WHAT IS ASKED:
Locate every line in the records below that holds the word "this" and return each one.

DATA TO PROCESS:
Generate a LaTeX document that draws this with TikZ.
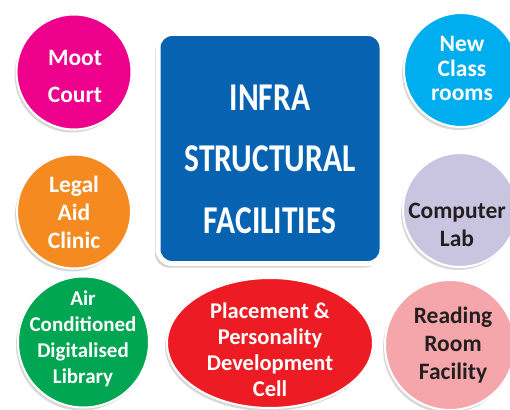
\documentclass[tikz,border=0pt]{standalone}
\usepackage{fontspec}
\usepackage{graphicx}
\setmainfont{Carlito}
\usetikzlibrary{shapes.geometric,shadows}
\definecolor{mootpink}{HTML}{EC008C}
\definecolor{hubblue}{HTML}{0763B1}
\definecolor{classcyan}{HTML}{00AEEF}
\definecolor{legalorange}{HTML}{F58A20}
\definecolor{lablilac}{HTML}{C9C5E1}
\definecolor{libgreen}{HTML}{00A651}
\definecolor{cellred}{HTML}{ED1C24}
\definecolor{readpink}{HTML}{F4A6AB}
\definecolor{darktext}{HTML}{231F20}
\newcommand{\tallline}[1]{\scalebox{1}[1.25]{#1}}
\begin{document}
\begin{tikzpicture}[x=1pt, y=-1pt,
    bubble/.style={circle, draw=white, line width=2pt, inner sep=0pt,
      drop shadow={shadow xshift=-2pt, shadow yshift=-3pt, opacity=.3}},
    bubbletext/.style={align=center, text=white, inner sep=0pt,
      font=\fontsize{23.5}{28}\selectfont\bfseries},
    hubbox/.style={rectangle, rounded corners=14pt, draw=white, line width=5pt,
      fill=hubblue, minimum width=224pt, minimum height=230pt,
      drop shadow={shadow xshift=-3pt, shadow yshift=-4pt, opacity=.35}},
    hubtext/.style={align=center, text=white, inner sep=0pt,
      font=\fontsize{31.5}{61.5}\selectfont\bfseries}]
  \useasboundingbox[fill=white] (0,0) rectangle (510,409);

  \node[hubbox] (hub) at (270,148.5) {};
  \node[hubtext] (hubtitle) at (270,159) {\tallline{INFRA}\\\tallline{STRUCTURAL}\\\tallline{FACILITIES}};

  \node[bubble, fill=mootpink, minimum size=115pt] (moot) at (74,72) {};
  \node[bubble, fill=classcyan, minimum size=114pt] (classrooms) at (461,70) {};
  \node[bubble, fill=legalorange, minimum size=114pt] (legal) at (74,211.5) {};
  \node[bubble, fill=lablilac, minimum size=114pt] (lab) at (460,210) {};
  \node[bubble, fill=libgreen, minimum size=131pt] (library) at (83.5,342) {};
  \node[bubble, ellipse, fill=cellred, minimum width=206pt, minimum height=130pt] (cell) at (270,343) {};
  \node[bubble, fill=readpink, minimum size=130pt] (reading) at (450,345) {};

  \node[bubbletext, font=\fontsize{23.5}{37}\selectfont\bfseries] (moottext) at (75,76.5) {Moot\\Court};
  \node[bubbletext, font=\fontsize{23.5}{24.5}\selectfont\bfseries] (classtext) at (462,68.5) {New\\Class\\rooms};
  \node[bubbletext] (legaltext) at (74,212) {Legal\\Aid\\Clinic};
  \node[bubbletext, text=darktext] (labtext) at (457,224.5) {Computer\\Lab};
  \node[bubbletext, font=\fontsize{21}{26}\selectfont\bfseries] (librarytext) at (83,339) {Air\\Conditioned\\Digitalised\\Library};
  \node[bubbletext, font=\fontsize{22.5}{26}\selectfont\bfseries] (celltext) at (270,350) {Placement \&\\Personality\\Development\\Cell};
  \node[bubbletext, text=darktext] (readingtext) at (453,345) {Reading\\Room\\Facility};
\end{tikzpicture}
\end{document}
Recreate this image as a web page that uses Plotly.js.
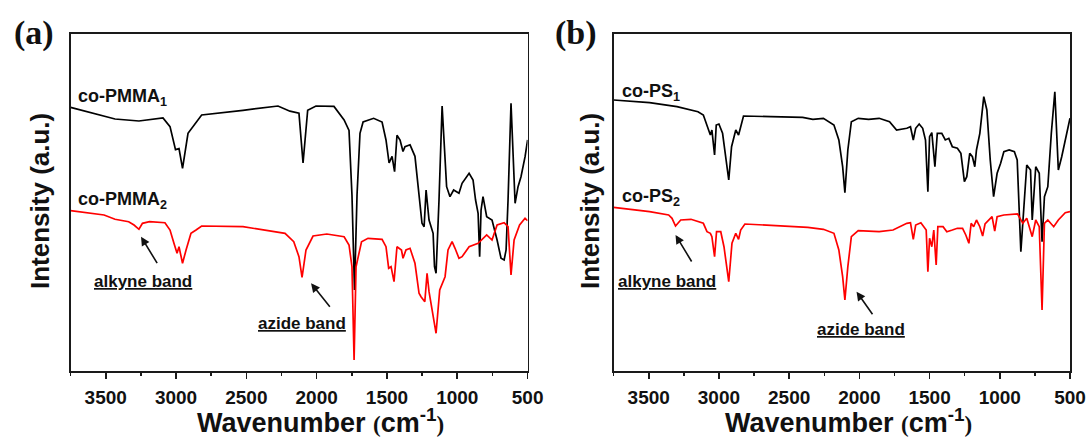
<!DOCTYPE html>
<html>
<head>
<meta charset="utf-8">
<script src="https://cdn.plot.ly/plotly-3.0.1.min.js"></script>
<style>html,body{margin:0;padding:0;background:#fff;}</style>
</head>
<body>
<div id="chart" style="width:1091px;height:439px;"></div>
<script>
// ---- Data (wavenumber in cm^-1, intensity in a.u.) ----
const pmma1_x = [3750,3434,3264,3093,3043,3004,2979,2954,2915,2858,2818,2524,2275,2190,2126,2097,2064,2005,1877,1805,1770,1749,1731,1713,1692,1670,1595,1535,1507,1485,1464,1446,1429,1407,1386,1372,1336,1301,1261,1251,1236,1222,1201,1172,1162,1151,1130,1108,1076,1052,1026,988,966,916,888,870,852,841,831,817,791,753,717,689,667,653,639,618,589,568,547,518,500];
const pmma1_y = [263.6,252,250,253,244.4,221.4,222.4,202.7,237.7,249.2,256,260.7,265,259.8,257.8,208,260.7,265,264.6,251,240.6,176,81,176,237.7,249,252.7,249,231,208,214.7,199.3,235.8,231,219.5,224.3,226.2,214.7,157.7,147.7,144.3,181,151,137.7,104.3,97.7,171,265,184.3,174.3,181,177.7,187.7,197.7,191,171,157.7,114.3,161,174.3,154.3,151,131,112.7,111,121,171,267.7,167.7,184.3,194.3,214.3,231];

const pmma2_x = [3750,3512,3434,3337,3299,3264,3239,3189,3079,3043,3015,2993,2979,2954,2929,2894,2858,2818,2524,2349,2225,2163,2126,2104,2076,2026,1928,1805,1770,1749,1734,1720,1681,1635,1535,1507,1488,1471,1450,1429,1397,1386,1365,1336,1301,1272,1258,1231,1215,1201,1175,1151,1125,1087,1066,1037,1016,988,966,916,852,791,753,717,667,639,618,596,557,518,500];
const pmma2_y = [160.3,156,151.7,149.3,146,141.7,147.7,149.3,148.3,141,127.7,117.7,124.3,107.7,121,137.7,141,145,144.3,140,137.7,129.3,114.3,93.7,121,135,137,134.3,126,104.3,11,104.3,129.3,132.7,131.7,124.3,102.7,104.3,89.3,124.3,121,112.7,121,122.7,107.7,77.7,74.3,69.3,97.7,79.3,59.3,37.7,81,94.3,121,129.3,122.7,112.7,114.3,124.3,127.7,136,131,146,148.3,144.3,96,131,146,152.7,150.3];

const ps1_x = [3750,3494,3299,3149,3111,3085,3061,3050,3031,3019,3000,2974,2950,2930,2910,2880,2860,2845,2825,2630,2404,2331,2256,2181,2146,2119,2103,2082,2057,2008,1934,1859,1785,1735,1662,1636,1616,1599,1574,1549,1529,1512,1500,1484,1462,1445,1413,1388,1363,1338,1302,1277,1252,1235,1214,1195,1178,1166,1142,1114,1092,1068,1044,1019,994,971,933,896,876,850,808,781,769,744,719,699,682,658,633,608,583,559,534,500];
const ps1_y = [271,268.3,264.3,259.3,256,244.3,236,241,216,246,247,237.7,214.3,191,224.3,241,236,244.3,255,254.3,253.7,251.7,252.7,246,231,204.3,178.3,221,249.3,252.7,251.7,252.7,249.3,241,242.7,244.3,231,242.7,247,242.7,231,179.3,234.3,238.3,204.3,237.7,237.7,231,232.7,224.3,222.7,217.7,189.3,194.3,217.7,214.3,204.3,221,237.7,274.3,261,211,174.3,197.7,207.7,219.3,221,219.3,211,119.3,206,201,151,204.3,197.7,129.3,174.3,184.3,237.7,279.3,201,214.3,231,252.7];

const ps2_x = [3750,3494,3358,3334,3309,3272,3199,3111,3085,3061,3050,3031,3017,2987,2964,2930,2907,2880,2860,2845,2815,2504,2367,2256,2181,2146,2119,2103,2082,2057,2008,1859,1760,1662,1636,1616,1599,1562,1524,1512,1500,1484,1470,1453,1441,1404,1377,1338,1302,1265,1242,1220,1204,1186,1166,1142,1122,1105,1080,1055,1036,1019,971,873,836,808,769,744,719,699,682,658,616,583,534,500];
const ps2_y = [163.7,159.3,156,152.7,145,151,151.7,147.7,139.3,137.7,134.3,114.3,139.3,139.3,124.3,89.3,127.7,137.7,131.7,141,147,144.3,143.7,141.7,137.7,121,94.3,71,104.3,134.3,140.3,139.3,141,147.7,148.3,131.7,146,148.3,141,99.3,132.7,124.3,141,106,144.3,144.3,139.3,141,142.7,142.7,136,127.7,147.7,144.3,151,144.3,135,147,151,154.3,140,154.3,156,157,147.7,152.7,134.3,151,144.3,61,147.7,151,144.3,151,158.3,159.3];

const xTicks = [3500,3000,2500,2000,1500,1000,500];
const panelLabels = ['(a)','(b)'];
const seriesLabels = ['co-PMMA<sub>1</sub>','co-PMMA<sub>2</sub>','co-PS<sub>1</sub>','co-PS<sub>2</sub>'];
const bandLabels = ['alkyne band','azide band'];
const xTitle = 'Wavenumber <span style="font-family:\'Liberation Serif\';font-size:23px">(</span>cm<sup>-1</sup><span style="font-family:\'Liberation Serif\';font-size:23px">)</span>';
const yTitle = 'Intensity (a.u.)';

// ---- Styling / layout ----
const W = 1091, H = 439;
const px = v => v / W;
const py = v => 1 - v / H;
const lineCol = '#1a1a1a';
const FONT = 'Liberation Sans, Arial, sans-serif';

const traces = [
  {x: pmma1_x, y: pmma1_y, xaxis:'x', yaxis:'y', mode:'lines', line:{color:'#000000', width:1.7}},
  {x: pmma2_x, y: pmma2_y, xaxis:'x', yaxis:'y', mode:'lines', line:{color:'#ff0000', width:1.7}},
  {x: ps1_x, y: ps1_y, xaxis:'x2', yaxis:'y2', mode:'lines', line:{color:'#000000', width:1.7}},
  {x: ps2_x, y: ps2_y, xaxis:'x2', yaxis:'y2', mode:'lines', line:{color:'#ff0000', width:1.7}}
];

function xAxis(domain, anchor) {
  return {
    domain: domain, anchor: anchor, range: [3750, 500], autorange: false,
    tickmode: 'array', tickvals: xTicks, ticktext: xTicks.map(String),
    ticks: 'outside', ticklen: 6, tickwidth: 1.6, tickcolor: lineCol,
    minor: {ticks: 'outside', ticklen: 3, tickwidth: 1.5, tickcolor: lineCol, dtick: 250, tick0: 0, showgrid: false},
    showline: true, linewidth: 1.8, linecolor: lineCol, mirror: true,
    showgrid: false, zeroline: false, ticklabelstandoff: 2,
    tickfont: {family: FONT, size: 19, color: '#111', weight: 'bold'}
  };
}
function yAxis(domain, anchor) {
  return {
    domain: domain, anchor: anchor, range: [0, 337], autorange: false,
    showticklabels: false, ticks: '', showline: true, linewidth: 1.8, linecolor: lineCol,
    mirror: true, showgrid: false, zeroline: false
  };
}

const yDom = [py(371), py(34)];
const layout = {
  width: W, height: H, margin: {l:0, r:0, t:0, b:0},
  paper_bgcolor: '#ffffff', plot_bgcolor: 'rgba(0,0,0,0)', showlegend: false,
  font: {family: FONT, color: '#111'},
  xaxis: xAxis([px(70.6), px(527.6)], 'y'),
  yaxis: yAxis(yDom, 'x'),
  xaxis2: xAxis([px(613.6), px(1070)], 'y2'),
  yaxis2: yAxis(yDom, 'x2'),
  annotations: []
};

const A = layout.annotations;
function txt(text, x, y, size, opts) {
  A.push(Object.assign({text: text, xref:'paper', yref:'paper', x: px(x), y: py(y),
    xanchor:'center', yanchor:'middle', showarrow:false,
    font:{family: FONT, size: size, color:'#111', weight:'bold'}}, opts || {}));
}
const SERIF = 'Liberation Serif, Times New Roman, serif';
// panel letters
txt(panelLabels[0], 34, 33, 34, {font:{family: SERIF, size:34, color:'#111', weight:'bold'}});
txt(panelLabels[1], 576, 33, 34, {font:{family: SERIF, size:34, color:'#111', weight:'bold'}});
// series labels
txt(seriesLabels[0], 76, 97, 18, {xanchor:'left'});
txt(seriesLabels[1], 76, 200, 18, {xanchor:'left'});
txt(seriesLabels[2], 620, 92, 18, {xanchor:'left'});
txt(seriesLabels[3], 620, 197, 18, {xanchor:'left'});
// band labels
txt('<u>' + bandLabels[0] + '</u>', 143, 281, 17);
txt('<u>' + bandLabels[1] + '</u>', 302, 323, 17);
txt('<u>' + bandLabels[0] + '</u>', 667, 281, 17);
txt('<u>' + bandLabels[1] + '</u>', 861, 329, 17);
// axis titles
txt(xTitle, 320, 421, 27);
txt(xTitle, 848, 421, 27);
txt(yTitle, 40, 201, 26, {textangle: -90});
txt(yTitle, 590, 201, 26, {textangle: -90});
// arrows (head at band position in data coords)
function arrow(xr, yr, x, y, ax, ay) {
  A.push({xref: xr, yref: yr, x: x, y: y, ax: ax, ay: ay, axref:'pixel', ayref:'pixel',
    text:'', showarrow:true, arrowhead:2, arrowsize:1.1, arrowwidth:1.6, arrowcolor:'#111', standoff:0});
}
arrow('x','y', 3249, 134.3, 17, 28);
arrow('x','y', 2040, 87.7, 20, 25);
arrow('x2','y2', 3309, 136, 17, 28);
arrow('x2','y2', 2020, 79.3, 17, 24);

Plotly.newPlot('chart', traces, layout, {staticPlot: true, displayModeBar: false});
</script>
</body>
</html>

FULL RESPONSE:
Generate a LaTeX document that draws this with TikZ.
Recreate this image as a web page that uses Plotly.js.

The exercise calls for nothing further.